(Saved entries)
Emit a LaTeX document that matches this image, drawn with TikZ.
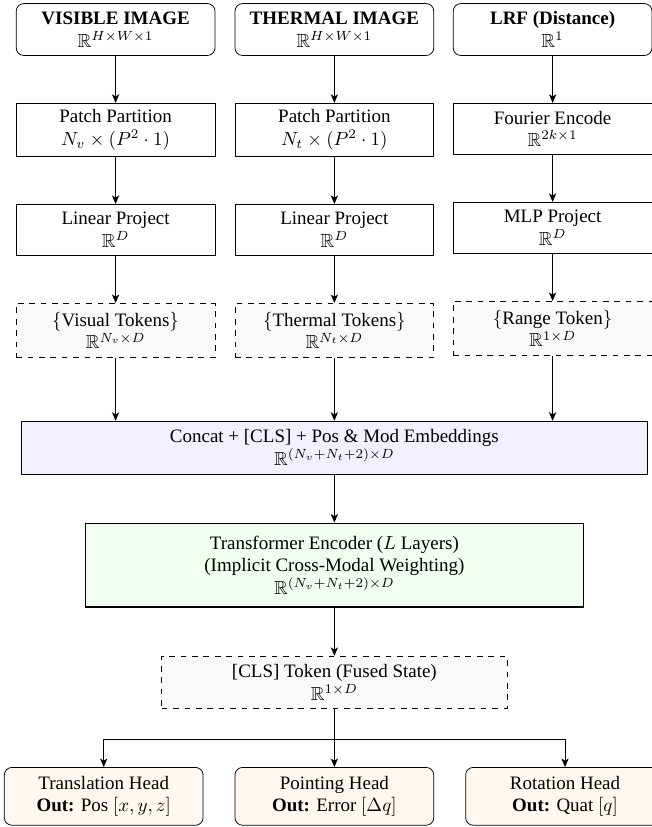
\documentclass[tikz,border=0pt]{standalone}
\usepackage{amsmath,amssymb}
\usepackage{fontspec}
\setmainfont{Liberation Serif}
\usetikzlibrary{positioning,arrows.meta}

\begin{document}
\begin{tikzpicture}[
        >={Stealth[length=4.5pt,width=3.8pt,inset=1.2pt]},
        inbox/.style={draw, rounded corners=4pt, minimum width=3.68cm, minimum height=0.96cm, align=center},
        opbox/.style={draw, minimum width=3.68cm, minimum height=0.95cm, align=center},
        tokbox/.style={draw, dashed, fill=gray!5, minimum width=3.68cm, minimum height=1cm, align=center},
        headbox/.style={draw, rounded corners=4pt, fill=orange!6, minimum width=3.68cm, minimum height=1.07cm, align=center},
        arr/.style={->},
        node distance=0.87cm
    ]
        \useasboundingbox (0,0) rectangle (12.07,-15.31);

        % visible branch
        \node[inbox, anchor=north] (vis) at (2.14,-0.06) {\textbf{VISIBLE IMAGE}\\ $\mathbb{R}^{H\times W\times 1}$};
        \node[opbox, below=of vis] (vpatch) {Patch Partition\\ $N_v \times (P^2 \cdot 1)$};
        \node[opbox, below=of vpatch] (vproj) {Linear Project\\ $\mathbb{R}^{D}$};
        \node[tokbox, below=of vproj] (vtok) {$\{$Visual Tokens$\}$\\ $\mathbb{R}^{N_v\times D}$};

        % thermal branch
        \node[inbox, anchor=north] (thm) at (6.19,-0.06) {\textbf{THERMAL IMAGE}\\ $\mathbb{R}^{H\times W\times 1}$};
        \node[opbox, below=of thm] (tpatch) {Patch Partition\\ $N_t \times (P^2 \cdot 1)$};
        \node[opbox, below=of tpatch] (tproj) {Linear Project\\ $\mathbb{R}^{D}$};
        \node[tokbox, below=of tproj] (ttok) {$\{$Thermal Tokens$\}$\\ $\mathbb{R}^{N_t\times D}$};

        % range branch
        \node[inbox, anchor=north] (lrf) at (10.23,-0.06) {\textbf{LRF (Distance)}\\ $\mathbb{R}^{1}$};
        \node[opbox, below=of lrf] (four) {Fourier Encode\\ $\mathbb{R}^{2k\times 1}$};
        \node[opbox, below=of four] (mlp) {MLP Project\\ $\mathbb{R}^{D}$};
        \node[tokbox, below=of mlp] (rtok) {$\{$Range Token$\}$\\ $\mathbb{R}^{1\times D}$};

        % fusion
        \node[draw, fill=blue!6, anchor=north, minimum width=11.6cm, minimum height=0.98cm, align=center]
                (concat) at (6.19,-7.79) {Concat + [CLS] + Pos \& Mod Embeddings\\ $\mathbb{R}^{(N_v+N_t+2)\times D}$};
        \node[draw, thick, fill=green!6, minimum width=9.22cm, minimum height=1.55cm, align=center,
                below=0.89cm of concat] (enc) {Transformer Encoder ($L$ Layers)\\ (Implicit Cross-Modal Weighting)\\ $\mathbb{R}^{(N_v+N_t+2)\times D}$};
        \node[tokbox, minimum width=6.39cm, minimum height=0.96cm, below=0.89cm of enc]
                (cls) {[CLS] Token (Fused State)\\ $\mathbb{R}^{1\times D}$};
        \coordinate[below=0.57cm of cls] (split);

        % heads
        \node[headbox, anchor=north] (trh) at (1.92,-14.2) {Translation Head\\ \textbf{Out:} Pos $[x,y,z]$};
        \node[headbox, anchor=north] (pth) at (6.19,-14.2) {Pointing Head\\ \textbf{Out:} Error $[\Delta q]$};
        \node[headbox, anchor=north] (roh) at (10.46,-14.2) {Rotation Head\\ \textbf{Out:} Quat $[q]$};

        \draw[arr] (vis) -- (vpatch);
        \draw[arr] (vpatch) -- (vproj);
        \draw[arr] (vproj) -- (vtok);
        \draw[arr] (thm) -- (tpatch);
        \draw[arr] (tpatch) -- (tproj);
        \draw[arr] (tproj) -- (ttok);
        \draw[arr] (lrf) -- (four);
        \draw[arr] (four) -- (mlp);
        \draw[arr] (mlp) -- (rtok);

        \draw[arr] (vtok) -- (vtok |- concat.north);
        \draw[arr] (ttok) -- (ttok |- concat.north);
        \draw[arr] (rtok) -- (rtok |- concat.north);
        \draw[arr] (concat) -- (enc);
        \draw[arr] (enc) -- (cls);

        \draw[arr] (cls) -- (pth);
        \draw[arr] (split) -| (trh.north);
        \draw[arr] (split) -| (roh.north);
    \end{tikzpicture}
\end{document}
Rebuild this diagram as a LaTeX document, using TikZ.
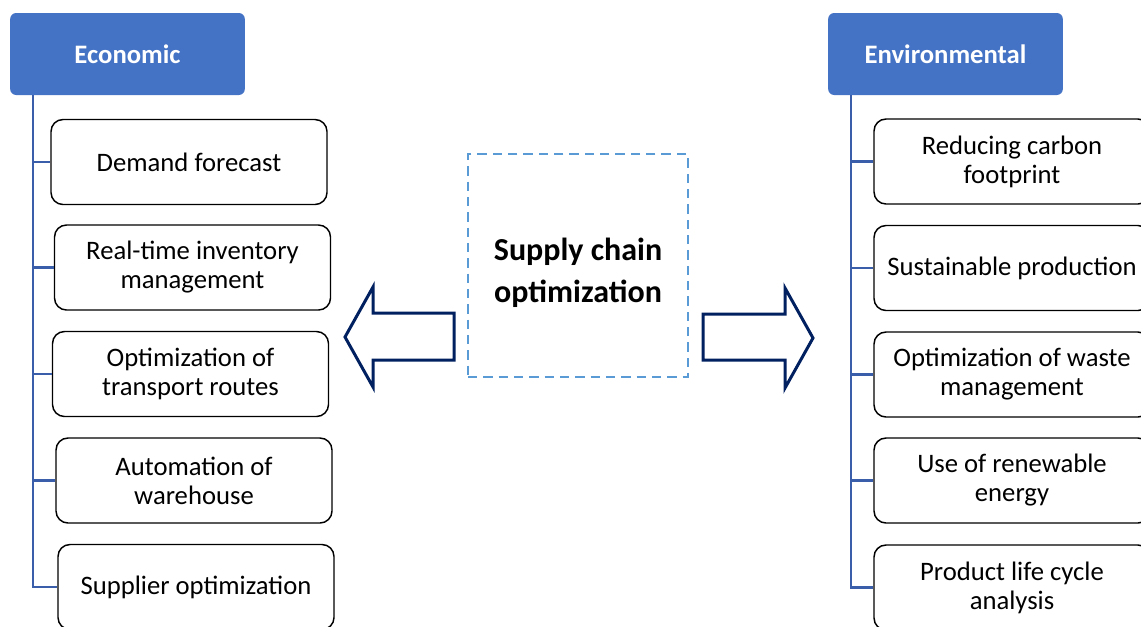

**REQUIRED TASK:**
Transcribe every record above exactly as written, leaving out any pictures.

**FINISHED EXERCISE:**
Emit a LaTeX document that matches this image, drawn with TikZ.
\documentclass[tikz,border=0pt]{standalone}
\usepackage{amsmath,amssymb}
\usepackage{fontspec}
\setmainfont{Liberation Serif}
\usetikzlibrary{positioning,arrows.meta}

\begin{document}
\begin{tikzpicture}[
        >={Stealth[length=4.5pt,width=3.8pt,inset=1.2pt]},
        inbox/.style={draw, rounded corners=4pt, minimum width=3.68cm, minimum height=0.96cm, align=center},
        opbox/.style={draw, minimum width=3.68cm, minimum height=0.95cm, align=center},
        tokbox/.style={draw, dashed, fill=gray!5, minimum width=3.68cm, minimum height=1cm, align=center},
        headbox/.style={draw, rounded corners=4pt, fill=orange!6, minimum width=3.68cm, minimum height=1.07cm, align=center},
        arr/.style={->},
        node distance=0.87cm
    ]
        \useasboundingbox (0,0) rectangle (12.07,-15.31);

        % visible branch
        \node[inbox, anchor=north] (vis) at (2.14,-0.06) {\textbf{VISIBLE IMAGE}\\ $\mathbb{R}^{H\times W\times 1}$};
        \node[opbox, below=of vis] (vpatch) {Patch Partition\\ $N_v \times (P^2 \cdot 1)$};
        \node[opbox, below=of vpatch] (vproj) {Linear Project\\ $\mathbb{R}^{D}$};
        \node[tokbox, below=of vproj] (vtok) {$\{$Visual Tokens$\}$\\ $\mathbb{R}^{N_v\times D}$};

        % thermal branch
        \node[inbox, anchor=north] (thm) at (6.19,-0.06) {\textbf{THERMAL IMAGE}\\ $\mathbb{R}^{H\times W\times 1}$};
        \node[opbox, below=of thm] (tpatch) {Patch Partition\\ $N_t \times (P^2 \cdot 1)$};
        \node[opbox, below=of tpatch] (tproj) {Linear Project\\ $\mathbb{R}^{D}$};
        \node[tokbox, below=of tproj] (ttok) {$\{$Thermal Tokens$\}$\\ $\mathbb{R}^{N_t\times D}$};

        % range branch
        \node[inbox, anchor=north] (lrf) at (10.23,-0.06) {\textbf{LRF (Distance)}\\ $\mathbb{R}^{1}$};
        \node[opbox, below=of lrf] (four) {Fourier Encode\\ $\mathbb{R}^{2k\times 1}$};
        \node[opbox, below=of four] (mlp) {MLP Project\\ $\mathbb{R}^{D}$};
        \node[tokbox, below=of mlp] (rtok) {$\{$Range Token$\}$\\ $\mathbb{R}^{1\times D}$};

        % fusion
        \node[draw, fill=blue!6, anchor=north, minimum width=11.6cm, minimum height=0.98cm, align=center]
                (concat) at (6.19,-7.79) {Concat + [CLS] + Pos \& Mod Embeddings\\ $\mathbb{R}^{(N_v+N_t+2)\times D}$};
        \node[draw, thick, fill=green!6, minimum width=9.22cm, minimum height=1.55cm, align=center,
                below=0.89cm of concat] (enc) {Transformer Encoder ($L$ Layers)\\ (Implicit Cross-Modal Weighting)\\ $\mathbb{R}^{(N_v+N_t+2)\times D}$};
        \node[tokbox, minimum width=6.39cm, minimum height=0.96cm, below=0.89cm of enc]
                (cls) {[CLS] Token (Fused State)\\ $\mathbb{R}^{1\times D}$};
        \coordinate[below=0.57cm of cls] (split);

        % heads
        \node[headbox, anchor=north] (trh) at (1.92,-14.2) {Translation Head\\ \textbf{Out:} Pos $[x,y,z]$};
        \node[headbox, anchor=north] (pth) at (6.19,-14.2) {Pointing Head\\ \textbf{Out:} Error $[\Delta q]$};
        \node[headbox, anchor=north] (roh) at (10.46,-14.2) {Rotation Head\\ \textbf{Out:} Quat $[q]$};

        \draw[arr] (vis) -- (vpatch);
        \draw[arr] (vpatch) -- (vproj);
        \draw[arr] (vproj) -- (vtok);
        \draw[arr] (thm) -- (tpatch);
        \draw[arr] (tpatch) -- (tproj);
        \draw[arr] (tproj) -- (ttok);
        \draw[arr] (lrf) -- (four);
        \draw[arr] (four) -- (mlp);
        \draw[arr] (mlp) -- (rtok);

        \draw[arr] (vtok) -- (vtok |- concat.north);
        \draw[arr] (ttok) -- (ttok |- concat.north);
        \draw[arr] (rtok) -- (rtok |- concat.north);
        \draw[arr] (concat) -- (enc);
        \draw[arr] (enc) -- (cls);

        \draw[arr] (cls) -- (pth);
        \draw[arr] (split) -| (trh.north);
        \draw[arr] (split) -| (roh.north);
    \end{tikzpicture}
\end{document}
Rebuild this diagram as a LaTeX document, using TikZ.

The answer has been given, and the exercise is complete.